== Exercise directions ==
Reproduce verbatim the lines up to and including the one with "const grainHigh = [0.002, 0.063, 0.2, 0.63, 2, 63];", starting from the first.

== Data ==
========

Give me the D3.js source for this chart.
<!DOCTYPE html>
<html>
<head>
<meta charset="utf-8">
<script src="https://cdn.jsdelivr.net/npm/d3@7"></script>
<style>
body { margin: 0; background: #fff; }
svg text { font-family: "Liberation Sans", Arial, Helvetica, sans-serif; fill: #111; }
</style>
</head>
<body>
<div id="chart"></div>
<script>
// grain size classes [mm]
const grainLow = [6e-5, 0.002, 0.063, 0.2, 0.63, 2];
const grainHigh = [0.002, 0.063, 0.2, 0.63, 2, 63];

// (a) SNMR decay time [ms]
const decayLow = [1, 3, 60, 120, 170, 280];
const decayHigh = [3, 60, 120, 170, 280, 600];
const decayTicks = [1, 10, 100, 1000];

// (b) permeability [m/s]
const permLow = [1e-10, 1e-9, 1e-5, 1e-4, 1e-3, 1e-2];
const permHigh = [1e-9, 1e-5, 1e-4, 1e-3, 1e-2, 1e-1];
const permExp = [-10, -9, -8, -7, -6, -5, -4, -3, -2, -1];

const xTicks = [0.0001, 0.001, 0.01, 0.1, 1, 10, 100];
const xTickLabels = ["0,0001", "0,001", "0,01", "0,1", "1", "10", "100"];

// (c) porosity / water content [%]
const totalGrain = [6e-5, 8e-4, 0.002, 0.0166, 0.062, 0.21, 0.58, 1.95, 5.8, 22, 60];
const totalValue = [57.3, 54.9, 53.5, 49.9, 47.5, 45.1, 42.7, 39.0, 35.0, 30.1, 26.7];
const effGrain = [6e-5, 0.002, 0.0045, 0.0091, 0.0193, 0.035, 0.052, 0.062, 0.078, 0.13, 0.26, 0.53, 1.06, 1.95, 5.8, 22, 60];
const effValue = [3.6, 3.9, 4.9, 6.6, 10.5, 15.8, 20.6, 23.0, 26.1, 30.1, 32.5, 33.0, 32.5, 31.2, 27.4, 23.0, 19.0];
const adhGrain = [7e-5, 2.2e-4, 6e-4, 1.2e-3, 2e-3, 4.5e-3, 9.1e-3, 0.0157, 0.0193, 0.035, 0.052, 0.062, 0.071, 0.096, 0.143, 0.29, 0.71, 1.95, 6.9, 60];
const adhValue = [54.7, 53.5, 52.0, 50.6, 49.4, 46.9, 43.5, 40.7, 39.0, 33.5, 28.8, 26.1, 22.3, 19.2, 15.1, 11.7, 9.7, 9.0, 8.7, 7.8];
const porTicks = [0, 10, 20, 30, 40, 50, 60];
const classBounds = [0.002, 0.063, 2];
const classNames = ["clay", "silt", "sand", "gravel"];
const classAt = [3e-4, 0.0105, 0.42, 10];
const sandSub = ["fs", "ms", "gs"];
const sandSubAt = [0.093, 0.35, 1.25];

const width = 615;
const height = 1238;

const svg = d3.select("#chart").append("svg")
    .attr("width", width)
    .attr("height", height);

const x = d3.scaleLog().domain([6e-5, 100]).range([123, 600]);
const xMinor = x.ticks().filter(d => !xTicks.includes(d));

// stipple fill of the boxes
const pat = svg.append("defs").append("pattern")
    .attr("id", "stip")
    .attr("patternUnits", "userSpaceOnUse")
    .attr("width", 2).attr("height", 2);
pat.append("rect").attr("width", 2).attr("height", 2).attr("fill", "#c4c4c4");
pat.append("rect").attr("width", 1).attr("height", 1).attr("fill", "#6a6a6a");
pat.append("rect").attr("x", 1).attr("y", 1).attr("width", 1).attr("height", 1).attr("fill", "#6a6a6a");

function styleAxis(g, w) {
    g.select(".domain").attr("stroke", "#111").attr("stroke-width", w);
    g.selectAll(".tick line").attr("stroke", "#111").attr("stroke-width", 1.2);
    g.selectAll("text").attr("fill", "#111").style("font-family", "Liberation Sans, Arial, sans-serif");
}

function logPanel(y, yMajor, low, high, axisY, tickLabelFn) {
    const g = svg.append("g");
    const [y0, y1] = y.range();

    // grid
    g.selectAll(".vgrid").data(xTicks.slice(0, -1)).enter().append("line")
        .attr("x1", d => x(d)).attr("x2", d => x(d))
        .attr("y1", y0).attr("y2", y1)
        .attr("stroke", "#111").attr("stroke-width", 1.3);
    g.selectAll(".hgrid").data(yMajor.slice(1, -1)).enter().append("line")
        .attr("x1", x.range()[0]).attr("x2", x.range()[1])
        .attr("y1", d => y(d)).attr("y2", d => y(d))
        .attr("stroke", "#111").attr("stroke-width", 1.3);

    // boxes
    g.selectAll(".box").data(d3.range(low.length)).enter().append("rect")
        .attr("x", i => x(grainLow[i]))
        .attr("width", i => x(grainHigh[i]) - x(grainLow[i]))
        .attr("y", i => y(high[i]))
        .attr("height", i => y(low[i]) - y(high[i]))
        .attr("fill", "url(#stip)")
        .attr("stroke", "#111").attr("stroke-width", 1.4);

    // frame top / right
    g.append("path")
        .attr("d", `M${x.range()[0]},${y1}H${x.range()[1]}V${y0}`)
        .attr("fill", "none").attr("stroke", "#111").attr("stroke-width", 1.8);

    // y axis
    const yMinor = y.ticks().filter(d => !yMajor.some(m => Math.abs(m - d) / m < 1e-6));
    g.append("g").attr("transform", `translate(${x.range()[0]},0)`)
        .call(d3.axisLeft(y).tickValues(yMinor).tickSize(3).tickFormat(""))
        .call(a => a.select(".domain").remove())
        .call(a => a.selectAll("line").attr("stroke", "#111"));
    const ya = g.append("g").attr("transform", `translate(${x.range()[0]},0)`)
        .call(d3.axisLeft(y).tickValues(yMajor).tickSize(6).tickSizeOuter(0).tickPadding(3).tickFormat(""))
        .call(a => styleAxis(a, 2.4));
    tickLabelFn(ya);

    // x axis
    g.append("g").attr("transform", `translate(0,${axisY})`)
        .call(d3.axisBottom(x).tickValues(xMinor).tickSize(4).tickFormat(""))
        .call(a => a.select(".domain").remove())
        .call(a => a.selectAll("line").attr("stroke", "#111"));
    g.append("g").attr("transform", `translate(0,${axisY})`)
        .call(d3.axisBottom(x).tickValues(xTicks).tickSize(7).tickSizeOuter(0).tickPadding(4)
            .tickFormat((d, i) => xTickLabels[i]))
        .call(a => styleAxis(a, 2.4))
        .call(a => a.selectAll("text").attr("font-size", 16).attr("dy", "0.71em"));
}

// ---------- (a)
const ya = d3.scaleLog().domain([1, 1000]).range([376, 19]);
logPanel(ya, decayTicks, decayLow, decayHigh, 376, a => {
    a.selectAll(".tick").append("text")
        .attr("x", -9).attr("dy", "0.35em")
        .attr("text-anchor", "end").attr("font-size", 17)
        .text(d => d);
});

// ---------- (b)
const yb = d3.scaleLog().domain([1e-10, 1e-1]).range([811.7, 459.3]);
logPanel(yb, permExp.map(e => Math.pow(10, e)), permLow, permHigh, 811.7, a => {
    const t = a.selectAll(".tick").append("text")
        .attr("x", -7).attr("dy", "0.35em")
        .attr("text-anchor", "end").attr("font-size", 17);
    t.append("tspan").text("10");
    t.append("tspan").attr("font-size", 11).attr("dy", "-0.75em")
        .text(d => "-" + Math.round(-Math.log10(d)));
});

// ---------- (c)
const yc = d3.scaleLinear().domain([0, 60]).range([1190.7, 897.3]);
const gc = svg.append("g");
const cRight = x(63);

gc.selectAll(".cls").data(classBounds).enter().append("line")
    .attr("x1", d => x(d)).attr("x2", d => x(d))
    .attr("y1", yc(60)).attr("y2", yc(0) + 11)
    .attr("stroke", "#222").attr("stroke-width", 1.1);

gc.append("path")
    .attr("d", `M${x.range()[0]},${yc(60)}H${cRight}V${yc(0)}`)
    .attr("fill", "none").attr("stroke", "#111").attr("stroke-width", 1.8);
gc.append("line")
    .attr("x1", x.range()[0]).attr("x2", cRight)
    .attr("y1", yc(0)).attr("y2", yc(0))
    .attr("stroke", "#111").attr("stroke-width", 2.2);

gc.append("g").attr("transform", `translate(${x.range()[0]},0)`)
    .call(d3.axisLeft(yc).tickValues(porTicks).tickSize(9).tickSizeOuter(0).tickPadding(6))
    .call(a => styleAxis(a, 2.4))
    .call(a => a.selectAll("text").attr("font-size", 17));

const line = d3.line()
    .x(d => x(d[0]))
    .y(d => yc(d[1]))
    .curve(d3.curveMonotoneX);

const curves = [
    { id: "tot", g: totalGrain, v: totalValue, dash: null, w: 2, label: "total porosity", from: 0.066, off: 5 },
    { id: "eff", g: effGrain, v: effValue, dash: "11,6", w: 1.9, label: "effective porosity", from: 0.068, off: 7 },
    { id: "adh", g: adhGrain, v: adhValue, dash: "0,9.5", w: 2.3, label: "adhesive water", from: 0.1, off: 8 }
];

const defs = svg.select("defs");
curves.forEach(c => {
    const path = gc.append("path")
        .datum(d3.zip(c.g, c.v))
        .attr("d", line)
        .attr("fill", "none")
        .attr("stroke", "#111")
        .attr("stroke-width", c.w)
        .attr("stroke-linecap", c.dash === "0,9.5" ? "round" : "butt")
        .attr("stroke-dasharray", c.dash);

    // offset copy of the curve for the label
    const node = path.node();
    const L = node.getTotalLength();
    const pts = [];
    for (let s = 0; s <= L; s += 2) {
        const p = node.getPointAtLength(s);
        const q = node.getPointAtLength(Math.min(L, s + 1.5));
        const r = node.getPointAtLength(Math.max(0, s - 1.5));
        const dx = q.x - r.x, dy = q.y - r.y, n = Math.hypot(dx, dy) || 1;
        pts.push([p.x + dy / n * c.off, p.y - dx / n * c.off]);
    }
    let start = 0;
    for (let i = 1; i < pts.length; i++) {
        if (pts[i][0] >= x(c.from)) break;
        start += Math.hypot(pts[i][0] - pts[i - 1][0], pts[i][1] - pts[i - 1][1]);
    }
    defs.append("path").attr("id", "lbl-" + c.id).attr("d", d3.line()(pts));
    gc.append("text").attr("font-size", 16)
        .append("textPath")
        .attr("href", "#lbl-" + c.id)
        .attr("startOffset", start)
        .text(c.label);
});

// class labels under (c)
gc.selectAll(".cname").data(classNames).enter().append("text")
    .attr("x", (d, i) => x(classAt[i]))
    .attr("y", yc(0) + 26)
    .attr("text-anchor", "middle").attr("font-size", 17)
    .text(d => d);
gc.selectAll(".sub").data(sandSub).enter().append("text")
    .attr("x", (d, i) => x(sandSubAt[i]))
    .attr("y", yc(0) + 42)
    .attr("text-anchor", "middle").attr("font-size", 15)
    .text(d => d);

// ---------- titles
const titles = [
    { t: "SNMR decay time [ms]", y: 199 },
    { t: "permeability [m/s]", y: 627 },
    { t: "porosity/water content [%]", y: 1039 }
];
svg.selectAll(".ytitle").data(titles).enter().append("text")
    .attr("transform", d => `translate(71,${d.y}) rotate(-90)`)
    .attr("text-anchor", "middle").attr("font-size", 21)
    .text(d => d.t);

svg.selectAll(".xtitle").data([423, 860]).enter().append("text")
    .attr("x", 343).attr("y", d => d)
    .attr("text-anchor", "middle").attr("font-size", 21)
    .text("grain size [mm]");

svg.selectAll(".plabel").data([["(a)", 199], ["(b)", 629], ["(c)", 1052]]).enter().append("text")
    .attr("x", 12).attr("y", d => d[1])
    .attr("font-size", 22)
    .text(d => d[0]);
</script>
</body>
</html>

========

== Full output ==
Give me the D3.js source for this chart.
<!DOCTYPE html>
<html>
<head>
<meta charset="utf-8">
<script src="https://cdn.jsdelivr.net/npm/d3@7"></script>
<style>
body { margin: 0; background: #fff; }
svg text { font-family: "Liberation Sans", Arial, Helvetica, sans-serif; fill: #111; }
</style>
</head>
<body>
<div id="chart"></div>
<script>
// grain size classes [mm]
const grainLow = [6e-5, 0.002, 0.063, 0.2, 0.63, 2];
const grainHigh = [0.002, 0.063, 0.2, 0.63, 2, 63];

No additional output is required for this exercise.